[begin Records supplied]

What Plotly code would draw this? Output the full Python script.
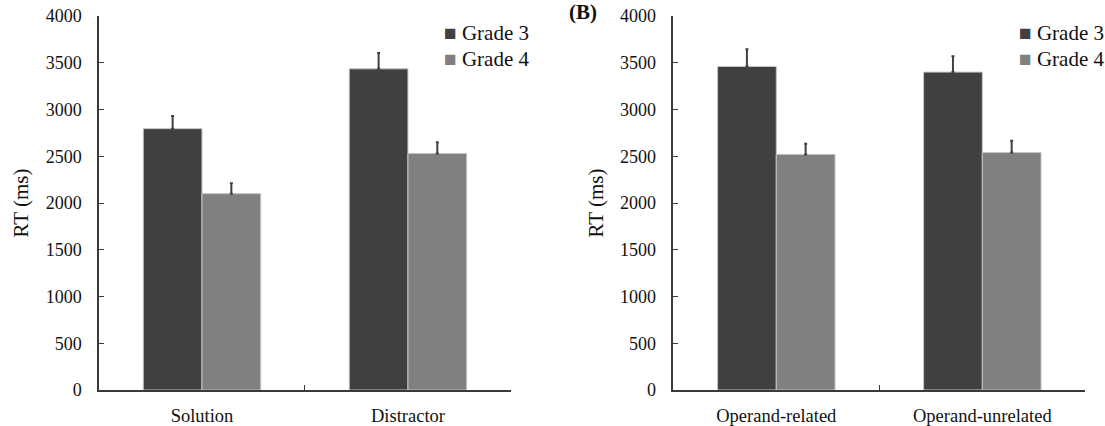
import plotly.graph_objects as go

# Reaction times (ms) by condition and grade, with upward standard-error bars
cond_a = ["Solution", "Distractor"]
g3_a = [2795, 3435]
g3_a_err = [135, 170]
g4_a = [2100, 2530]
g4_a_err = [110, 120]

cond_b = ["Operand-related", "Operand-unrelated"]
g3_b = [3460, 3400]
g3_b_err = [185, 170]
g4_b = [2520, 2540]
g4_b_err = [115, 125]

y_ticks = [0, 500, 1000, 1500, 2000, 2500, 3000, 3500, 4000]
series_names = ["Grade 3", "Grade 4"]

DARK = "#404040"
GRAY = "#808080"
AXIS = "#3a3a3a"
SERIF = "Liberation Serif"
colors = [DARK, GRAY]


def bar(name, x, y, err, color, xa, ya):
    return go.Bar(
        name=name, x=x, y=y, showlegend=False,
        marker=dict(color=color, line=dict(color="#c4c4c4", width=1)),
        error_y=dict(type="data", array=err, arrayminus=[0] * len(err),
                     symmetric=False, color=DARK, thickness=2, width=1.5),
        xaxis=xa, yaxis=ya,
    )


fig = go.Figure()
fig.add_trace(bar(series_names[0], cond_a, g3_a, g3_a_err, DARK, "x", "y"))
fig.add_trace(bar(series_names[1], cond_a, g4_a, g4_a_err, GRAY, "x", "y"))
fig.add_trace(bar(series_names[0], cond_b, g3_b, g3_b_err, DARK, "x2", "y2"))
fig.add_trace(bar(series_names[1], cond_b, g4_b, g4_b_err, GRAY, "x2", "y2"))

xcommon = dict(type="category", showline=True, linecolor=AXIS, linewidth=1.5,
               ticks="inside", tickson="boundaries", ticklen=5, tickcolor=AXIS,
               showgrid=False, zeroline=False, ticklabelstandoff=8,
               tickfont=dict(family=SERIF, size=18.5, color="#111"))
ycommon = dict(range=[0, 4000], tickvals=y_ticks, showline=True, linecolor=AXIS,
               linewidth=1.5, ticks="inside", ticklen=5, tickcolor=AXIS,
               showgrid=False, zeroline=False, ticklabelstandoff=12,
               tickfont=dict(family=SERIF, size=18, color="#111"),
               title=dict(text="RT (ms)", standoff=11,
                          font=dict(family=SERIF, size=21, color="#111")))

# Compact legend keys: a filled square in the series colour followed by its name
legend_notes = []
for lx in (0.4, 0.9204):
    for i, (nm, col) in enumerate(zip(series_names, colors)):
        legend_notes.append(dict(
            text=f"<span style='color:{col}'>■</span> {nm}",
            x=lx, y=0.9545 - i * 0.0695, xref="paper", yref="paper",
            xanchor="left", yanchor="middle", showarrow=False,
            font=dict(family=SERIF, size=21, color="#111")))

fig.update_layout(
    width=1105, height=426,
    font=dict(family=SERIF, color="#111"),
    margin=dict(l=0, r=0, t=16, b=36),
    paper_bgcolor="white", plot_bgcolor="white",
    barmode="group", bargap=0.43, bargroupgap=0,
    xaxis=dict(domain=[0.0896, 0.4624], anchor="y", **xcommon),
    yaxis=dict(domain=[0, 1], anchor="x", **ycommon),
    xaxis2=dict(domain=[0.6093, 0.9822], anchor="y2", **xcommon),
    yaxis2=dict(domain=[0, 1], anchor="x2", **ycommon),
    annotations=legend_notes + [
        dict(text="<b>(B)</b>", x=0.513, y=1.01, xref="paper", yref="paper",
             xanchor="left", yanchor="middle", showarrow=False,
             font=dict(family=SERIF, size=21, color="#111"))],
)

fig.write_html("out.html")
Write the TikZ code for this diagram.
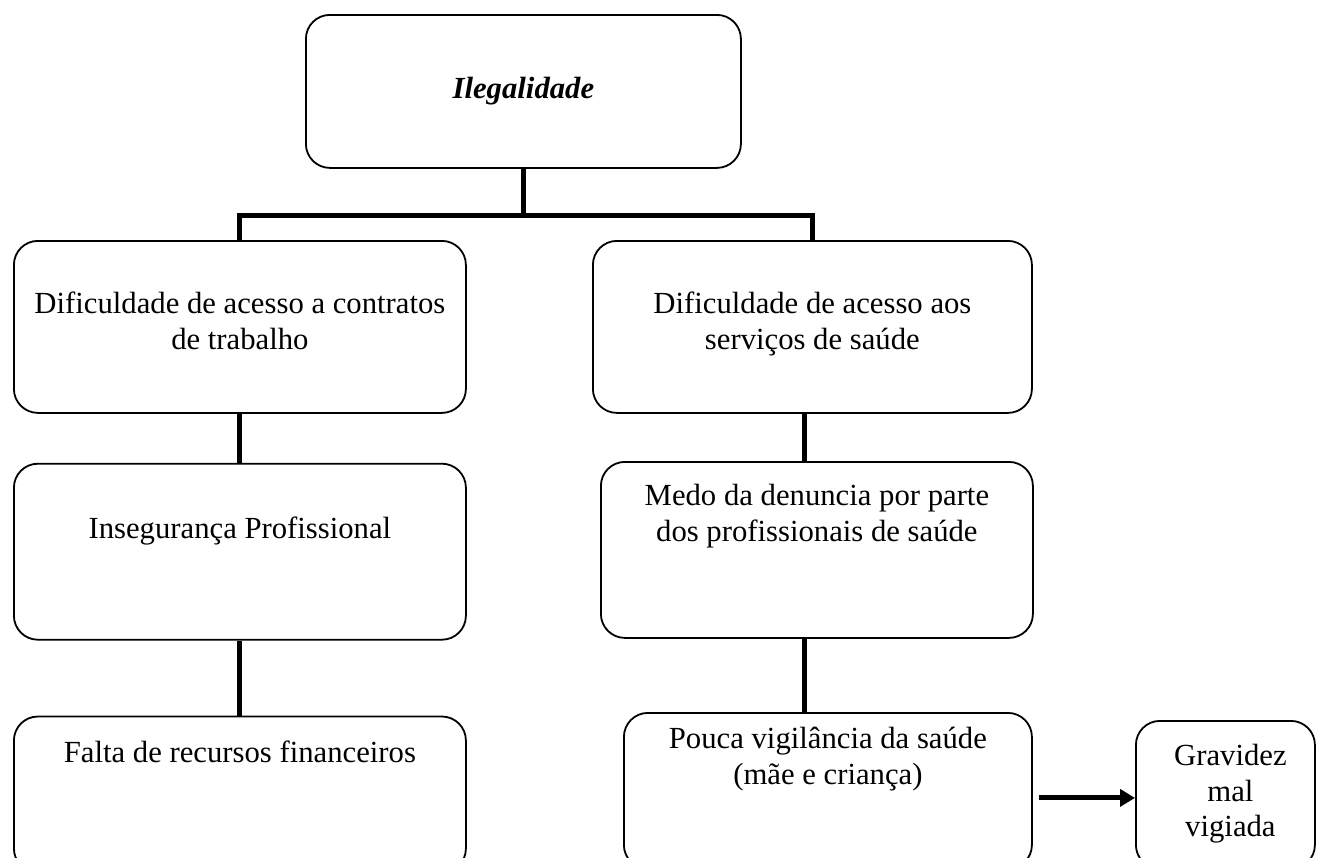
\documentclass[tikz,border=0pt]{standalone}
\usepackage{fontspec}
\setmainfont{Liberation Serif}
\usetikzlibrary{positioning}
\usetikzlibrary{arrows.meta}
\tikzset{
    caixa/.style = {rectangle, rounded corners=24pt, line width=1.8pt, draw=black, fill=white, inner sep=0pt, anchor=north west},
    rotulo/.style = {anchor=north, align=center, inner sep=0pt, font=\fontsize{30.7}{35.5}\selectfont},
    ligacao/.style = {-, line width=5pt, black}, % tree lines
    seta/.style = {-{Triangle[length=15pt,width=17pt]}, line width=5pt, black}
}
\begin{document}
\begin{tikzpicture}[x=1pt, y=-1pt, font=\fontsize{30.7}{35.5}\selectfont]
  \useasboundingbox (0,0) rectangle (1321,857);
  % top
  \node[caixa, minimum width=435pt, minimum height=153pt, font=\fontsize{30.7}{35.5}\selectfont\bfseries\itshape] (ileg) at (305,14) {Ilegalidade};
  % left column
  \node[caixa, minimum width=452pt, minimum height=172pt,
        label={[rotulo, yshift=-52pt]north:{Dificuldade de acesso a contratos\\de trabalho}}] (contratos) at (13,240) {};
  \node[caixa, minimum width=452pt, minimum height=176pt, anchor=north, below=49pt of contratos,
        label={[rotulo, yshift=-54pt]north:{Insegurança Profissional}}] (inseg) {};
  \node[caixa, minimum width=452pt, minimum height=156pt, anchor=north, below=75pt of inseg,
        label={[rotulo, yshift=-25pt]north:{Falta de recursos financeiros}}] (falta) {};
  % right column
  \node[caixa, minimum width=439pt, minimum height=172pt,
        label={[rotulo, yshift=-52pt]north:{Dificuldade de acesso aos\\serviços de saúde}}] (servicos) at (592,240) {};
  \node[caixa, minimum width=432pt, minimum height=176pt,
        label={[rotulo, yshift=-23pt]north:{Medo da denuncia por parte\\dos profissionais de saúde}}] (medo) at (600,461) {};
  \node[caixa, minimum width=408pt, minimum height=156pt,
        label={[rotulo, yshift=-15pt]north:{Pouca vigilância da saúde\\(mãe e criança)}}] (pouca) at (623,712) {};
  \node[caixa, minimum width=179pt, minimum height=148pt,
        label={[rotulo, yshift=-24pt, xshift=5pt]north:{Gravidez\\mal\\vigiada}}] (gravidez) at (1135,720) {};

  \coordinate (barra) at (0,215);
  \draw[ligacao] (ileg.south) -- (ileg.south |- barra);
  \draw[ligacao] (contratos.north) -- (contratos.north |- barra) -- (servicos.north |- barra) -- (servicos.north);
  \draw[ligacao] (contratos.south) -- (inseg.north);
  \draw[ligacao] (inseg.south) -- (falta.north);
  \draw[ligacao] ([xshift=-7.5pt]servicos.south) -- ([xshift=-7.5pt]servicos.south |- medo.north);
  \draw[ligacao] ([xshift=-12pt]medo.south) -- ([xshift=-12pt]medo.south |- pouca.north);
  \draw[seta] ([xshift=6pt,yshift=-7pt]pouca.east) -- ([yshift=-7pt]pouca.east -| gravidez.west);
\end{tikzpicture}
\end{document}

[end Records supplied]

■ Requirements
Leaving the pictures aside, transcribe the entire listing exactly.

■ Worked answer
What Plotly code would draw this? Output the full Python script.
import plotly.graph_objects as go

# Reaction times (ms) by condition and grade, with upward standard-error bars
cond_a = ["Solution", "Distractor"]
g3_a = [2795, 3435]
g3_a_err = [135, 170]
g4_a = [2100, 2530]
g4_a_err = [110, 120]

cond_b = ["Operand-related", "Operand-unrelated"]
g3_b = [3460, 3400]
g3_b_err = [185, 170]
g4_b = [2520, 2540]
g4_b_err = [115, 125]

y_ticks = [0, 500, 1000, 1500, 2000, 2500, 3000, 3500, 4000]
series_names = ["Grade 3", "Grade 4"]

DARK = "#404040"
GRAY = "#808080"
AXIS = "#3a3a3a"
SERIF = "Liberation Serif"
colors = [DARK, GRAY]


def bar(name, x, y, err, color, xa, ya):
    return go.Bar(
        name=name, x=x, y=y, showlegend=False,
        marker=dict(color=color, line=dict(color="#c4c4c4", width=1)),
        error_y=dict(type="data", array=err, arrayminus=[0] * len(err),
                     symmetric=False, color=DARK, thickness=2, width=1.5),
        xaxis=xa, yaxis=ya,
    )


fig = go.Figure()
fig.add_trace(bar(series_names[0], cond_a, g3_a, g3_a_err, DARK, "x", "y"))
fig.add_trace(bar(series_names[1], cond_a, g4_a, g4_a_err, GRAY, "x", "y"))
fig.add_trace(bar(series_names[0], cond_b, g3_b, g3_b_err, DARK, "x2", "y2"))
fig.add_trace(bar(series_names[1], cond_b, g4_b, g4_b_err, GRAY, "x2", "y2"))

xcommon = dict(type="category", showline=True, linecolor=AXIS, linewidth=1.5,
               ticks="inside", tickson="boundaries", ticklen=5, tickcolor=AXIS,
               showgrid=False, zeroline=False, ticklabelstandoff=8,
               tickfont=dict(family=SERIF, size=18.5, color="#111"))
ycommon = dict(range=[0, 4000], tickvals=y_ticks, showline=True, linecolor=AXIS,
               linewidth=1.5, ticks="inside", ticklen=5, tickcolor=AXIS,
               showgrid=False, zeroline=False, ticklabelstandoff=12,
               tickfont=dict(family=SERIF, size=18, color="#111"),
               title=dict(text="RT (ms)", standoff=11,
                          font=dict(family=SERIF, size=21, color="#111")))

# Compact legend keys: a filled square in the series colour followed by its name
legend_notes = []
for lx in (0.4, 0.9204):
    for i, (nm, col) in enumerate(zip(series_names, colors)):
        legend_notes.append(dict(
            text=f"<span style='color:{col}'>■</span> {nm}",
            x=lx, y=0.9545 - i * 0.0695, xref="paper", yref="paper",
            xanchor="left", yanchor="middle", showarrow=False,
            font=dict(family=SERIF, size=21, color="#111")))

fig.update_layout(
    width=1105, height=426,
    font=dict(family=SERIF, color="#111"),
    margin=dict(l=0, r=0, t=16, b=36),
    paper_bgcolor="white", plot_bgcolor="white",
    barmode="group", bargap=0.43, bargroupgap=0,
    xaxis=dict(domain=[0.0896, 0.4624], anchor="y", **xcommon),
    yaxis=dict(domain=[0, 1], anchor="x", **ycommon),
    xaxis2=dict(domain=[0.6093, 0.9822], anchor="y2", **xcommon),
    yaxis2=dict(domain=[0, 1], anchor="x2", **ycommon),
    annotations=legend_notes + [
        dict(text="<b>(B)</b>", x=0.513, y=1.01, xref="paper", yref="paper",
             xanchor="left", yanchor="middle", showarrow=False,
             font=dict(family=SERIF, size=21, color="#111"))],
)

fig.write_html("out.html")
Write the TikZ code for this diagram.
\documentclass[tikz,border=0pt]{standalone}
\usepackage{fontspec}
\setmainfont{Liberation Serif}
\usetikzlibrary{positioning}
\usetikzlibrary{arrows.meta}
\tikzset{
    caixa/.style = {rectangle, rounded corners=24pt, line width=1.8pt, draw=black, fill=white, inner sep=0pt, anchor=north west},
    rotulo/.style = {anchor=north, align=center, inner sep=0pt, font=\fontsize{30.7}{35.5}\selectfont},
    ligacao/.style = {-, line width=5pt, black}, % tree lines
    seta/.style = {-{Triangle[length=15pt,width=17pt]}, line width=5pt, black}
}
\begin{document}
\begin{tikzpicture}[x=1pt, y=-1pt, font=\fontsize{30.7}{35.5}\selectfont]
  \useasboundingbox (0,0) rectangle (1321,857);
  % top
  \node[caixa, minimum width=435pt, minimum height=153pt, font=\fontsize{30.7}{35.5}\selectfont\bfseries\itshape] (ileg) at (305,14) {Ilegalidade};
  % left column
  \node[caixa, minimum width=452pt, minimum height=172pt,
        label={[rotulo, yshift=-52pt]north:{Dificuldade de acesso a contratos\\de trabalho}}] (contratos) at (13,240) {};
  \node[caixa, minimum width=452pt, minimum height=176pt, anchor=north, below=49pt of contratos,
        label={[rotulo, yshift=-54pt]north:{Insegurança Profissional}}] (inseg) {};
  \node[caixa, minimum width=452pt, minimum height=156pt, anchor=north, below=75pt of inseg,
        label={[rotulo, yshift=-25pt]north:{Falta de recursos financeiros}}] (falta) {};
  % right column
  \node[caixa, minimum width=439pt, minimum height=172pt,
        label={[rotulo, yshift=-52pt]north:{Dificuldade de acesso aos\\serviços de saúde}}] (servicos) at (592,240) {};
  \node[caixa, minimum width=432pt, minimum height=176pt,
        label={[rotulo, yshift=-23pt]north:{Medo da denuncia por parte\\dos profissionais de saúde}}] (medo) at (600,461) {};
  \node[caixa, minimum width=408pt, minimum height=156pt,
        label={[rotulo, yshift=-15pt]north:{Pouca vigilância da saúde\\(mãe e criança)}}] (pouca) at (623,712) {};
  \node[caixa, minimum width=179pt, minimum height=148pt,
        label={[rotulo, yshift=-24pt, xshift=5pt]north:{Gravidez\\mal\\vigiada}}] (gravidez) at (1135,720) {};

  \coordinate (barra) at (0,215);
  \draw[ligacao] (ileg.south) -- (ileg.south |- barra);
  \draw[ligacao] (contratos.north) -- (contratos.north |- barra) -- (servicos.north |- barra) -- (servicos.north);
  \draw[ligacao] (contratos.south) -- (inseg.north);
  \draw[ligacao] (inseg.south) -- (falta.north);
  \draw[ligacao] ([xshift=-7.5pt]servicos.south) -- ([xshift=-7.5pt]servicos.south |- medo.north);
  \draw[ligacao] ([xshift=-12pt]medo.south) -- ([xshift=-12pt]medo.south |- pouca.north);
  \draw[seta] ([xshift=6pt,yshift=-7pt]pouca.east) -- ([yshift=-7pt]pouca.east -| gravidez.west);
\end{tikzpicture}
\end{document}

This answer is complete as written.